Chapter 6. Deploying Code

Even the perfect code (if it exists) is useless if it is not being run. So in order to serve a purpose, our code needs to be installed on the target machine (computer) and executed. The process of making a specific version of your application or service available to the end users is called deployment.

In case of desktop applications, this seems to be simple—your job ends on providing a downloadable package with optional installer, if necessary. It is the user's responsibility to download and install it in his/her environment. Your responsibility is to make this process as easy and convenient as possible. Proper packaging is still not a simple task, but some tools were already explained in the previous chapter.

Surprisingly, things get more complicated when your code is not a product per se. If your application only provides a service that is being sold to the users, then it is your responsibility to run it on your own infrastructure. This scenario is typical for a web application or any "X as a Service" product. In such a situation, the code is deployed to set off remote machines that usually are hardly physically accessible to the developers. This is especially true if you are already a user of cloud computing services such as Amazon Web Services (AWS) or Heroku.

In this chapter, we will concentrate on the aspect of code deployment to remote hosts because of the very high popularity of Python in the field of building various web-related services and products. Despite the high portability of this language, it has no specific quality that would make its code easily deployable. What matters the most is how your application is built and what processes you use to deploy it to the target environments. So this chapter will focus on the following topics:

  • What are the main challenges in deploying the code to remote environments
  • How to build applications in Python that are easily deployable
  • How to reload web services without downtime
  • How to leverage Python packaging ecosystem in code deployment
  • How to properly monitor and instrument code that runs remotely

The Twelve-Factor App

The main requirement for painless deployment is building your application in a way that ensures that this process will be simple and as streamlined as possible. This is mostly about removing obstacles and encouraging well-established practices. Following such common practices is especially important in organizations where only specific people are responsible for development (developers team or Dev for short) and different people are responsible for deploying and maintaining the execution environments (operations team or Ops for short).

All tasks related to server maintenance, monitoring, deployment, configuration, and so on are often put to one single bag called operations. Even in organizations that have no separate teams for operational tasks, it is common that only some of the developers are authorized to do deployment tasks and maintain the remote servers. The common name for such a position is DevOps. Also, it isn't such an unusual situation that every member of the development team is responsible for operations, so everyone in such a team can be called DevOps. Anyway, no matter how your organization is structured and what the responsibilities of each developer are, everyone should know how operations work and how code is deployed to the remote servers because, in the end, the execution environment and its configuration is a hidden part of the product you are building.

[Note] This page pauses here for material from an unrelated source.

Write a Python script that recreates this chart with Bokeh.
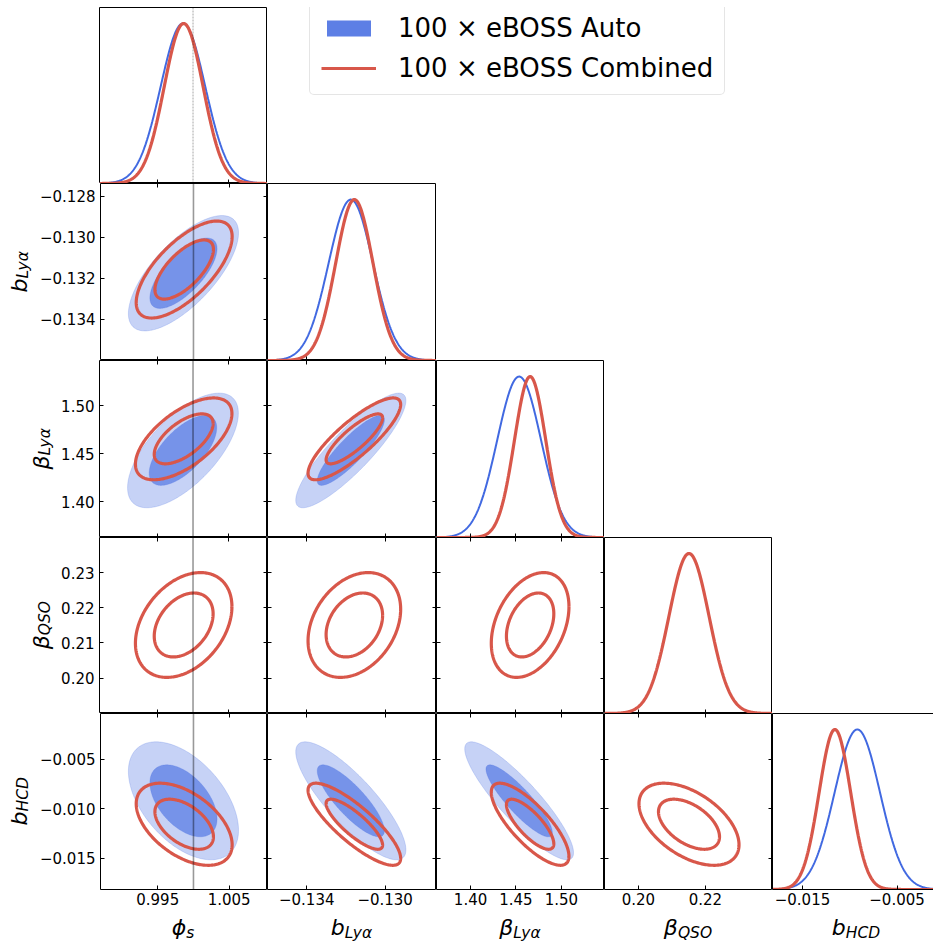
import numpy as np
from bokeh.plotting import figure
from bokeh.models import Range1d, FixedTicker, LinearAxis, Span, Legend, LegendItem, Div
from bokeh.layouts import column, row
from bokeh.embed import file_html
from bokeh.resources import INLINE

# ---------------- data ----------------
param_symbols = ["ϕ", "b", "β", "β", "b"]
param_subscripts = ["s", "Lyα", "Lyα", "QSO", "HCD"]
param_limits = [(0.98699, 1.01036), (-0.13600, -0.12738), (1.3625, 1.5475),
                (0.1899, 0.2400), (-0.01817, -0.00037)]

x_tick_values = [[0.995, 1.005], [-0.134, -0.130], [1.40, 1.45, 1.50], [0.20, 0.22], [-0.015, -0.005]]
x_tick_labels = [["0.995", "1.005"], ["−0.134", "−0.130"], ["1.40", "1.45", "1.50"],
                 ["0.20", "0.22"], ["−0.015", "−0.005"]]
y_tick_values = [[], [-0.134, -0.132, -0.130, -0.128], [1.40, 1.45, 1.50],
                 [0.20, 0.21, 0.22, 0.23], [-0.015, -0.010, -0.005]]
y_tick_labels = [[], ["−0.134", "−0.132", "−0.130", "−0.128"], ["1.40", "1.45", "1.50"],
                 ["0.20", "0.21", "0.22", "0.23"], ["−0.015", "−0.010", "−0.005"]]

phi_s_reference = 1.0

auto_label = "100 × eBOSS Auto"
auto_means = [0.99860, -0.13175, 1.4535, None, -0.0092]
auto_sigmas = [0.0031, 0.00113, 0.0241, None, 0.0024]
auto_corr = {(0, 1): 0.70, (0, 2): 0.65, (0, 4): -0.50,
             (1, 2): 0.87, (1, 4): -0.83, (2, 4): -0.88}

comb_label = "100 × eBOSS Combined"
comb_means = [0.99870, -0.13157, 1.4656, 0.2151, -0.01157]
comb_sigmas = [0.0027, 0.00095, 0.0172, 0.0060, 0.00167]
comb_corr = {(0, 1): 0.68, (0, 2): 0.62, (0, 3): 0.35, (0, 4): -0.50,
             (1, 2): 0.84, (1, 3): 0.30, (1, 4): -0.83,
             (2, 3): 0.35, (2, 4): -0.78, (3, 4): -0.50}

contour_delta_chi2 = [2.30, 6.18]   # 68% and 95% levels

# ---------------- layout / style ----------------
col_edges = [99, 267, 436, 604, 772, 933]
row_edges = [7, 183, 360, 537, 713, 889]
bottom_tick_band = 28
title_band = 27
full_panel_w = 168.3
ytitle_width = [0, 36, 58, 58, 36]

BLUE = "#4169E1"
RED = "#D8574A"
FONT = "DejaVu Sans"
N = len(param_symbols)


def title_html(i):
    return (f"{param_symbols[i]}<sub style=\"font-size:15.5px;vertical-align:-3px;"
            f"line-height:0\">{param_subscripts[i]}</sub>")


def tick_axis(p, side, ticks, labels=None, line=False):
    ax = LinearAxis(ticker=FixedTicker(ticks=ticks, minor_ticks=[]))
    ax.axis_line_color = "black" if line else None
    ax.major_tick_in = 4
    ax.major_tick_out = 0
    ax.major_tick_line_color = "black"
    ax.major_tick_line_width = 1
    ax.minor_tick_line_color = None
    if labels:
        ax.major_label_overrides = {t: l for t, l in zip(ticks, labels)}
        ax.major_label_text_font = FONT
        ax.major_label_text_font_size = "15px"
        ax.major_label_text_color = "black"
        ax.major_label_standoff = 5 if side == "left" else 3
    else:
        ax.major_label_overrides = {t: "" for t in ticks}
        ax.major_label_text_font_size = "0px"
        ax.major_label_standoff = 0
    p.add_layout(ax, side)
    return ax


def ellipse(mx, my, sx, sy, rho, k, n=240):
    t = np.linspace(0, 2 * np.pi, n)
    x = mx + k * sx * np.cos(t)
    y = my + k * sy * (rho * np.cos(t) + np.sqrt(1 - rho ** 2) * np.sin(t))
    return x, y


def make_panel(r, c):
    fw = col_edges[c + 1] - col_edges[c]
    fh = row_edges[r + 1] - row_edges[r]
    bl = (col_edges[0] - ytitle_width[r]) if c == 0 else 0
    bt = row_edges[0] if r == 0 else 0
    bb = bottom_tick_band if r == N - 1 else 0
    x0, x1 = param_limits[c]
    if c == N - 1:
        x1 = x0 + (x1 - x0) * fw / full_panel_w
    yr = Range1d(0, 1.1) if r == c else Range1d(*param_limits[r])
    p = figure(width=fw + bl, height=fh + bt + bb, x_range=Range1d(x0, x1), y_range=yr,
               x_axis_type=None, y_axis_type=None, toolbar_location=None,
               output_backend="svg", min_border_left=bl, min_border_right=0,
               min_border_top=bt, min_border_bottom=bb, margin=0)
    p.outline_line_color = "black"
    p.outline_line_width = 1
    p.border_fill_color = "white"
    p.background_fill_color = "white"
    return p, fw, fh


panels = {}
for r in range(N):
    for c in range(r + 1):
        p, fw, fh = make_panel(r, c)
        last_col = (c == N - 1)
        if last_col:
            p.outline_line_color = None
        xl = x_tick_labels[c] if r == N - 1 else None
        tick_axis(p, "below", x_tick_values[c], xl, line=last_col)
        if r == c:
            if last_col:
                tick_axis(p, "left", [], None, line=True)
                tick_axis(p, "above", [], None, line=True)
            xs = np.linspace(param_limits[c][0], param_limits[c][1], 400)
            if auto_means[c] is not None:
                p.line(xs, np.exp(-0.5 * ((xs - auto_means[c]) / auto_sigmas[c]) ** 2),
                       line_color=BLUE, line_width=2)
            p.line(xs, np.exp(-0.5 * ((xs - comb_means[c]) / comb_sigmas[c]) ** 2),
                   line_color=RED, line_width=3.2)
            if c == 0:
                p.add_layout(Span(location=phi_s_reference, dimension="height",
                                  line_color="black", line_alpha=0.35, line_width=1,
                                  line_dash="2 1"))
        else:
            yl = y_tick_labels[r] if c == 0 else None
            tick_axis(p, "left", y_tick_values[r], yl)
            tick_axis(p, "right", y_tick_values[r], None)
            tick_axis(p, "above", x_tick_values[c], None)
            if auto_means[c] is not None and auto_means[r] is not None:
                rho = auto_corr[(c, r)]
                for dchi2, alpha in zip(contour_delta_chi2[::-1], [0.3, 0.6]):
                    ex, ey = ellipse(auto_means[c], auto_means[r], auto_sigmas[c],
                                     auto_sigmas[r], rho, np.sqrt(dchi2))
                    p.patch(ex, ey, fill_color=BLUE, fill_alpha=alpha,
                            line_color=BLUE, line_alpha=0.25, line_width=0.8)
            rho = comb_corr[(c, r)]
            for dchi2 in contour_delta_chi2:
                ex, ey = ellipse(comb_means[c], comb_means[r], comb_sigmas[c],
                                 comb_sigmas[r], rho, np.sqrt(dchi2))
                p.line(ex, ey, line_color=RED, line_width=3.2, line_join="round")
            if c == 0:
                p.add_layout(Span(location=phi_s_reference, dimension="height",
                                  line_color="black", line_alpha=0.4, line_width=1.6))
        panels[(r, c)] = p

# legend holder spanning the empty upper-right area of the first row
leg_fig = figure(width=col_edges[N] - col_edges[1], height=row_edges[1], x_range=Range1d(0, 1),
                 y_range=Range1d(0, 1), x_axis_type=None, y_axis_type=None,
                 toolbar_location=None, output_backend="svg", min_border=0, margin=0)
leg_fig.outline_line_color = None
r_auto = leg_fig.quad(left=[-3], right=[-2], bottom=[-3], top=[-2], fill_color=BLUE,
                      fill_alpha=0.85, line_color=None)
r_comb = leg_fig.line(x=[-3, -2], y=[-3, -2], line_color=RED, line_width=3)
legend = Legend(items=[LegendItem(label=auto_label, renderers=[r_auto]),
                       LegendItem(label=comb_label, renderers=[r_comb])],
                location=(42, 88), label_text_font=FONT, label_text_font_size="26px",
                label_text_color="black",
                glyph_width=55, glyph_height=20, label_standoff=22, padding=11, spacing=10,
                border_line_color="#cccccc", border_line_width=1, background_fill_alpha=1,
                margin=0)
if "border_radius" in Legend.properties():
    legend.border_radius = 5
leg_fig.add_layout(legend)

rows = [row(panels[(0, 0)], leg_fig, spacing=0, margin=0)]
for r in range(1, N):
    fh = row_edges[r + 1] - row_edges[r] + (bottom_tick_band if r == N - 1 else 0)
    ph = row_edges[r + 1] - row_edges[r]
    w = ytitle_width[r]
    ytitle = Div(
        text=(f"<div style=\"width:{w}px;height:{ph}px;display:flex;align-items:center;"
              f"justify-content:flex-end;\"><span style=\"writing-mode:vertical-rl;"
              f"transform:rotate(180deg);font-family:'{FONT}';font-style:italic;"
              f"font-size:22px;line-height:24px;margin-right:4px;color:black;"
              f"white-space:nowrap\">{title_html(r)}</span></div>"),
        width=w, height=fh, margin=0, styles={"overflow": "visible"})
    rows.append(row(ytitle, *[panels[(r, c)] for c in range(r + 1)], spacing=0, margin=0))

xtitles = []
for c in range(N):
    fw = col_edges[c + 1] - col_edges[c]
    lead = col_edges[0] if c == 0 else 0
    full_w = fw if c < N - 1 else int(round(full_panel_w))
    xtitles.append(Div(
        text=(f"<div style=\"width:{full_w}px;margin-left:{lead}px;text-align:center;"
              f"font-family:'{FONT}';font-style:italic;font-size:22px;line-height:22px;"
              f"color:black;white-space:nowrap\">{title_html(c)}</div>"),
        width=fw + lead, height=title_band, margin=0, styles={"overflow": "visible"}))
rows.append(row(*xtitles, spacing=0, margin=0))

layout = column(*rows, spacing=0, margin=0)

open("out.html", "w").write(file_html(layout, INLINE))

The following common practices and conventions are important mainly for the following reasons:

  • At every company people quit and new ones are hired. By using best approaches, you are making it easier for fresh team members to jump into the project. You can never be sure that new employees are already familiar with common practices for system configuration and running applications in a reliable way, but you at least make their fast adaptation more probable.
  • In organizations where only some people are responsible for deployments, it simply reduces the friction between the operations and development teams.

A good source of such practices that encourage building easily deployable apps is a manifesto called Twelve-Factor App. It is a general language-agnostic methodology for building software-as-a-service apps. One of its purposes is making applications easier to deploy, but it also highlights other topics, such as maintainability and making applications easier to scale.

As its name says, the Twelve-Factor App consists of 12 rules:

  • Codebase: One codebase tracked in revision control, many deploys
  • Dependencies: Explicitly declare and isolate dependencies
  • Config: Store config in the environment
  • Backing services: Treat backing services as attached resources
  • Build, release, run: Strictly separate build and run stages
  • Processes: Execute the app as one or more stateless processes
  • Port binding: Export services via port binding
  • Concurrency: Scale out via the process model
  • Disposability: Maximize robustness with fast startup and graceful shutdown
  • Dev/prod parity: Keep development, staging, and production as similar as possible
  • Logs: Treat logs as event streams
  • Admin processes: Run admin/management tasks as one-off processes

Extending each of these rules here is a bit pointless because the official page of Twelve-Factor App methodology (http://12factor.net/) contains extensive rationale for every app factor with examples of tools for different frameworks and environments.

This chapter tries to stay consistent with the above manifesto, so we will discuss some of them in detail when necessary. The techniques and examples that are presented may sometimes slightly diverge from these 12 factors, but remember that these rules are not carved in stone. They are great as long as they serve the purpose. In the end, what matters is the working application (product) and not being compatible with some arbitrary methodology.